The deliverable that Venne and her team were asked to compose for Nissan was a two-second piece of audio that would be looped on hardware within the company’s Leaf vehicles.
“When the car is idling, you’re just going to hear that one piece of audio looped,” Venne said. “It should sound smooth; it shouldn’t sound like it’s hiccupping every two seconds. It should be a perfect loop.”
In addition to being a smooth loop, the sound would need to change with the speed of the car. As the speed increases, “the note that you’re hearing is going to increase in pitch and speed by 1% per kilometer per hour, up to 30 kilometers per hour,” Venne said.
Venne said the product for Nissan was different from others she’s worked on.
“It’s not a melody, it’s not a piece of music. It’s not even a singular sound,” Venne said. “Instead, that deliverable is a looped piece of audio that has to stretch like an accordion or like taffy and then come back together.”
To find the perfect sound, designers at Made Music Studio created three categories to explore.

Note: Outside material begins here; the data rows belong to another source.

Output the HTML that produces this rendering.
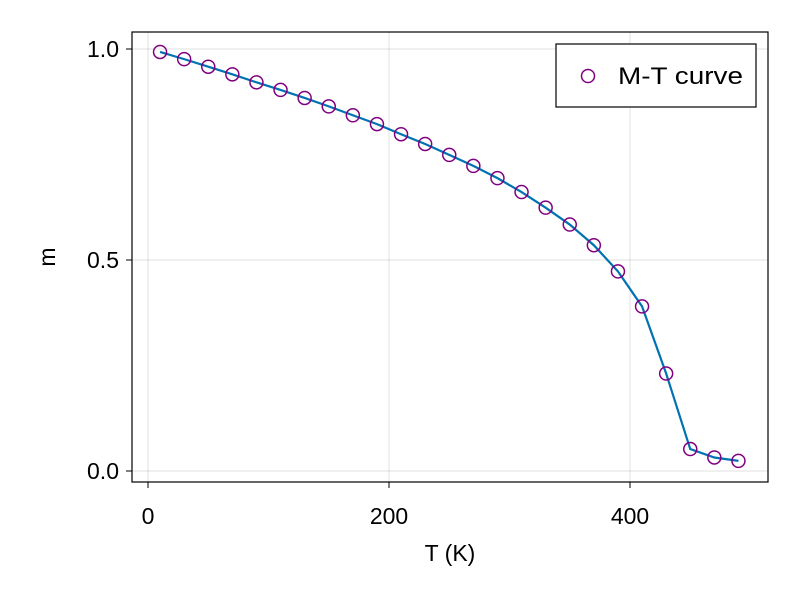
<!DOCTYPE html>
<html><head><meta charset="utf-8"><style>
body{margin:0;background:#fff;}
svg{display:block;font-family:"Liberation Sans",sans-serif;}
</style></head><body>
<svg id="chart" width="800" height="600" viewBox="0 0 800 600">
<rect width="800" height="600" fill="#fff"/>
<g id="grid"></g>
<rect x="132" y="32" width="636" height="450" fill="none" stroke="#000" stroke-width="1.2"/>
<g id="ticks"></g>
<g id="series"></g>
<text x="450" y="561" font-size="23" text-anchor="middle">T (K)</text>
<text transform="translate(55,257) rotate(-90)" font-size="23" text-anchor="middle">m</text>
<g>
<rect x="556" y="44" width="200" height="63" fill="#fff" stroke="#000" stroke-width="1.2"/>
<circle cx="588" cy="76" r="6.5" fill="none" stroke="#800080" stroke-width="1.5"/>
<text x="618" y="84" font-size="24" textLength="125" lengthAdjust="spacingAndGlyphs">M-T curve</text>
</g>
</svg>
<script>
const temps=[10,30,50,70,90,110,130,150,170,190,210,230,250,270,290,310,330,350,370,390,410,430,450,470,490];
const mags=[0.993,0.976,0.958,0.940,0.921,0.903,0.884,0.864,0.843,0.822,0.798,0.775,0.749,0.723,0.694,0.661,0.624,0.584,0.535,0.473,0.390,0.231,0.052,0.032,0.024];
const xTicks=[0,200,400];
const xTickLabels=["0","200","400"];
const yTicks=[0,0.5,1.0];
const yTickLabels=["0.0","0.5","1.0"];
const NS="http://www.w3.org/2000/svg";
const xs=v=>148+v*1.205;
const ys=v=>471-v*422;
function mk(t,a,p){const e=document.createElementNS(NS,t);for(const k in a)e.setAttribute(k,a[k]);p.appendChild(e);return e;}
const grid=document.getElementById('grid'),ticks=document.getElementById('ticks'),ser=document.getElementById('series');
xTicks.forEach((v,i)=>{
 const g=mk('line',{x1:xs(v),x2:xs(v),y1:32,y2:482,stroke:'#000','stroke-opacity':0.12,'stroke-width':1},grid);
 
 
 const t=mk('line',{x1:xs(v),x2:xs(v),y1:482,y2:488,stroke:'#000','stroke-width':1},ticks);
 
 
 const l=mk('text',{x:xs(v),y:524,'font-size':23,'text-anchor':'middle'},ticks);l.textContent=xTickLabels[i];
 
 
});
yTicks.forEach((v,i)=>{
 const g=mk('line',{x1:132,x2:768,y1:ys(v),y2:ys(v),stroke:'#000','stroke-opacity':0.12,'stroke-width':1},grid);
 
 
 const t=mk('line',{x1:126,x2:132,y1:ys(v),y2:ys(v),stroke:'#000','stroke-width':1},ticks);
 
 
 const l=mk('text',{x:119,y:ys(v)+8,'font-size':23,'text-anchor':'end'},ticks);l.textContent=yTickLabels[i];
 
 
});
const pl=mk('polyline',{points:temps.map((t,i)=>xs(t)+','+ys(mags[i])).join(' '),fill:'none',stroke:'#0072b2','stroke-width':2.2},ser);


temps.forEach((t,i)=>{
 const c=mk('circle',{cx:xs(t),cy:ys(mags[i]),r:6.5,fill:'none',stroke:'#800080','stroke-width':1.5},ser);
 
 
});
</script>
</body></html>
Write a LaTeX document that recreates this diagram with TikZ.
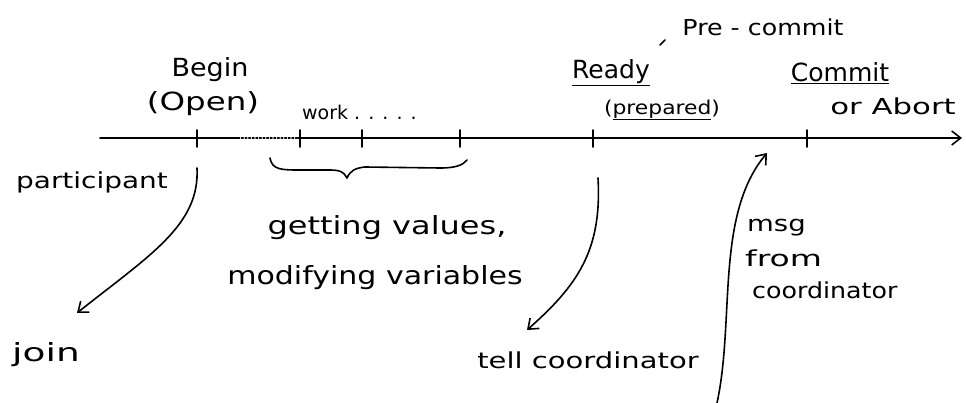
\documentclass[tikz,border=0pt]{standalone}
\usepackage{fontspec}
\usepackage{graphicx}
\setmainfont{DejaVu Sans}
\usetikzlibrary{arrows.meta}
% horizontally stretched text, for the wide hand lettering
\newcommand\hs[2]{\scalebox{#1}[1]{#2}}
\tikzset{
  pen/.style={line width=1.6pt, line cap=round, line join=round},
  lbl/.style={inner sep=0pt, font=\fontsize{22}{26}\selectfont},
  big/.style={inner sep=0pt, font=\fontsize{25}{30}\selectfont},
  small/.style={inner sep=0pt, font=\fontsize{19}{23}\selectfont},
  tick/.style={pen},
  head/.style={-{Straight Barb[length=9pt, width=14pt, line width=1.6pt]}}
}
\begin{document}
\begin{tikzpicture}[x=1pt, y=-1pt]
  \useasboundingbox (0,0) rectangle (966,403);

  % time line
  \coordinate (t0) at (100,138);
  \coordinate (tB) at (197,138);
  \coordinate (w1) at (300,138);
  \coordinate (w2) at (362,138);
  \coordinate (w3) at (460,138);
  \coordinate (tR) at (593,138);
  \coordinate (tC) at (807,138);
  \coordinate (tE) at (962,138);
  \coordinate (d0) at (238,138);
  \coordinate (d1) at (298,138);

  \draw[pen] (t0) -- (d0);
  \draw[pen, dotted] (d0) -- (d1);
  \draw[pen, head] (d1) -- (tE);
  \foreach \t in {tB,w1,w2,w3,tR,tC}
    \draw[tick] ([yshift=8pt]\t) -- ([yshift=-9pt]\t);

  % labels above the line
  \node[big] (begin) at (210,70) {\hs{1.08}{Begin}};
  \node[big] (open) at (203,104) {\hs{1.3}{(Open)}};
  \node[small, anchor=west] (work) at (302,112) {work . . . . .};
  \node[big] (ready) at (611,73) {\underline{Ready}};
  \node[small] (prep) at (662,110) {\hs{1.15}{(\underline{prepared})}};
  \node[lbl] (pre) at (763,27) {\hs{1.15}{Pre - commit}};
  \coordinate (preA) at (660,45);
  \coordinate (preB) at (665,40);
  \draw[pen] (preA) -- (preB);
  \node[big] (commit) at (840,73) {\underline{Commit}};
  \node[lbl] (abort) at (893,106) {\hs{1.4}{or Abort}};

  % labels below the line
  \node[lbl] (part) at (92,182) {\hs{1.27}{participant}};
  \node[big] (get) at (387,228) {\hs{1.28}{getting values,}};
  \node[big] (mod) at (375,278) {\hs{1.2}{modifying variables}};
  \node[big] (join) at (46,355) {\hs{1.5}{join}};
  \node[lbl] (tell) at (588,360) {\hs{1.32}{tell coordinator}};
  \node[lbl, anchor=west] (msg) at (747,228) {\hs{1.25}{msg}};
  \node[lbl, anchor=west] (from) at (745,258) {\hs{1.5}{from}};
  \node[lbl, anchor=west] (coord) at (752,290) {\hs{1.15}{coordinator}};

  % brace under the work steps
  \draw[pen] (270,158) .. controls (272,170) and (282,170) .. (300,170)
    -- (330,170) .. controls (340,170) and (344,172) .. (347,178)
    .. controls (350,171) and (355,168) .. (365,167)
    -- (440,168) .. controls (456,168) and (463,165) .. (467,160);

  % arrows
  \coordinate (jS) at (197,168);
  \coordinate (jE) at (77,313);
  \draw[pen, head] (jS) .. controls (200,225) and (150,255) .. (jE);

  \coordinate (rS) at (598,178);
  \coordinate (rE) at (527,330);
  \draw[pen, head] (rS) .. controls (602,250) and (578,285) .. (rE);

  \coordinate (mS) at (717,403);
  \coordinate (mE) at (767,153);
  \draw[pen, head] (mS) .. controls (735,320) and (715,215) .. (mE);
\end{tikzpicture}
\end{document}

Those categories included smooth sounds, wavelike sounds and sounds built on motion.
“Very early on, you start to realize that if you’re trying to convey that this car is innovative and that this car is different than a gas-engine car, having too many moving sounds really doesn’t depict that this is new technology,” Venne said. “It sound likes a weirder version of an internal combustion engine.”
Venne said working on the sound design for the Nissan Leaf changed how she hears cars driving around New York.
“I have such a different appreciation for all the design considerations that went into that vehicle, including the sound I’m hearing as it comes towards me.”
After the U.S. Department of Transportation finalized its “quiet car” rule in 2018, there was some hope among EV owners that the new regulation would bring with it the option to fully customize the sound of an individual car. For a few years, it seemed like drivers would someday be able to select from a catalog of sound effects to signal when their car is backing up or slowly pulling forward.
But last summer, safety regulators scrapped that plan, saying there was a lack of data illustrating exactly why that level of customization would be necessary.
It’s an especially disappointing decision for some Tesla drivers who were excited to have the option of blasting fart sounds at unsuspecting pedestrians. That functionality was available in some Tesla models, which have since been recalled.
Probably good news for the rest of us.
Though it seems the fart feature does still work when the car is not moving.